Il macabro spettacolo di Carrito orso-divo e cucciolo senza regole

Nessun marsicano si è avvicinato così tanto all'uomo. Ma sua mamma era rivoluzionaria

Il macabro spettacolo di Carrito orso-divo e cucciolo senza regole

Il guaio è che si fidava troppo dell'uomo, da sempre. Dicono che sia nato così. La statale 17 è lunga quasi 18 chilometri e va da Castel Di Sangro a Isernia. È l'Abruzzo che si ritrova Molise. Sono due corsie, una per andare e l'altra per tornare, e attraversa undici gallerie. La larghezza totale è poco più di tre metri e mezzo. È una striscia di cemento che scorre tra i monti. Qualche nome lo conosci, perché qui ci sono piste da sci: Roccaraso, Pescocostanzo, Rivisondoli. È un buon posto dove cercare cibo senza troppa fatica. È sera e lui non sa cosa può arrivare dopo un tunnel e ha attraversato la strada nel momento sbagliato. È stato travolto da una Opel Corsa bianca, schiacciato con tutti i suoi 150 chili contro il guard rail. Non è morto subito.
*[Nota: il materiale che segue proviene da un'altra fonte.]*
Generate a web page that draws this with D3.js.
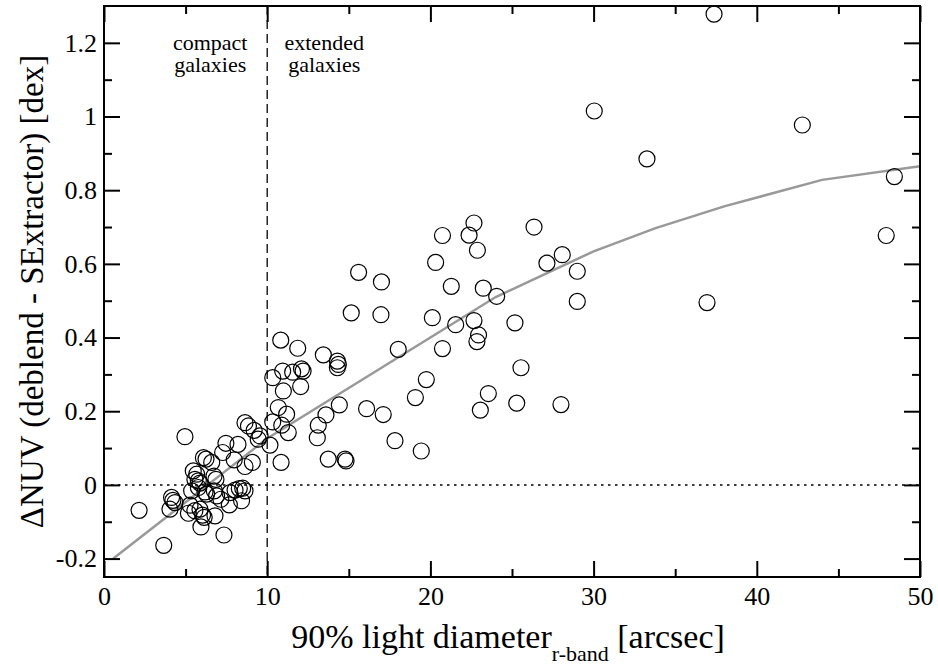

Quando muore un orso marsicano pensi al giorno in cui non ne resterà più nessuno. Le probabilità sono alte. È una lotta contro l'estinzione. Ne sono rimasti una sessantina e vivono nelle zone del Parco nazionale Abruzzo, Lazio e Molise. Non fanno troppo caso ai confini e negli ultimi anni tendono a allargare il loro territorio. Le femmine in media partoriscono due gemelli l'anno, la gestazione dura circa sei mesi. Li protegge la madre, che deve preoccuparsi di troppe cose, compresi i maschi che uccidono i figli.

Ogni nascita è una benedizione. Juan Carrito aveva tre anni e non era un orso qualsiasi. Era un personaggio, un simbolo, un'anomalia, un problema. È finito su Vanity Fair. Parte della sua fama la deve a un documentario. Il marsicano: l'ultimo orso. Il regista è Massimiliano Sbrolla. Nelle valli del parco invece è famoso praticamente da quando è nato. È uno dei quattro figli di Amarena, quasi una leggenda. L'orsa di un'intelligenza sublime, che purtroppo ha fatto crescere i suoi cuccioli nelle strade dei paesi, sfidando i guardia parchi, seminando i suoi inseguitori, stupendo tutti con quel parto quadrigemellare, madre straordinaria. Bella da raccontare. È che gli orsi dovrebbero stare lontano dagli umani. La vita non è un film e Amarena ha rotto un tabù. Si è avvicinata troppo. Non vedeva l'uomo come un nemico. Non si preoccupava e aveva trovato il modo per sfamare i figli senza competere con gli altri orsi. Non te ne stai nei boschi a cacciare, non ti spartisci prede e carcasse, te ne freghi di territori e gerarchie. Amarena, se la guardi con sguardo umano, è femminista e rivoluzionaria. Amarena però a ogni passo ha sfidato la sorte e ha rotto ogni patto di convivenza. Carrito ha fatto di peggio. È andato oltre, cose mai viste per un orso marsicano.

Carrito che da cucciolo insegue le galline nel cortile, Carrito che beve e si fa il bagno nella fontana di Villalago o di Bisegna, Carrito che a volte sembra un labrador, dolce, amichevole, simpatico. Carrito che forse non sa di essere un orso. Carrito che di notte rapina le pasticcerie, Carrito che a Pescasseroli sceglie il meglio tra i cassonetti, di solito il giorno dell'umido, rispettando i giorni della raccolta differenziata. Carrito che si lascia fotografare davanti al ristorante stellato di Niko Romito. È la vita di una star e non finisce bene. C'è un maledetto video che in questi giorni sui social. Sono gli ultimi momenti di via di Juan Carrito, agonizzante.

Luciano Sammarone, presidente del Parco, ha detto giustamente che quelle immagini sono una vergogna. La morte di Juan Carrito è un fallimento. La prima regola dei marsicani è un'altra: l'orso senza fama campa più a lungo.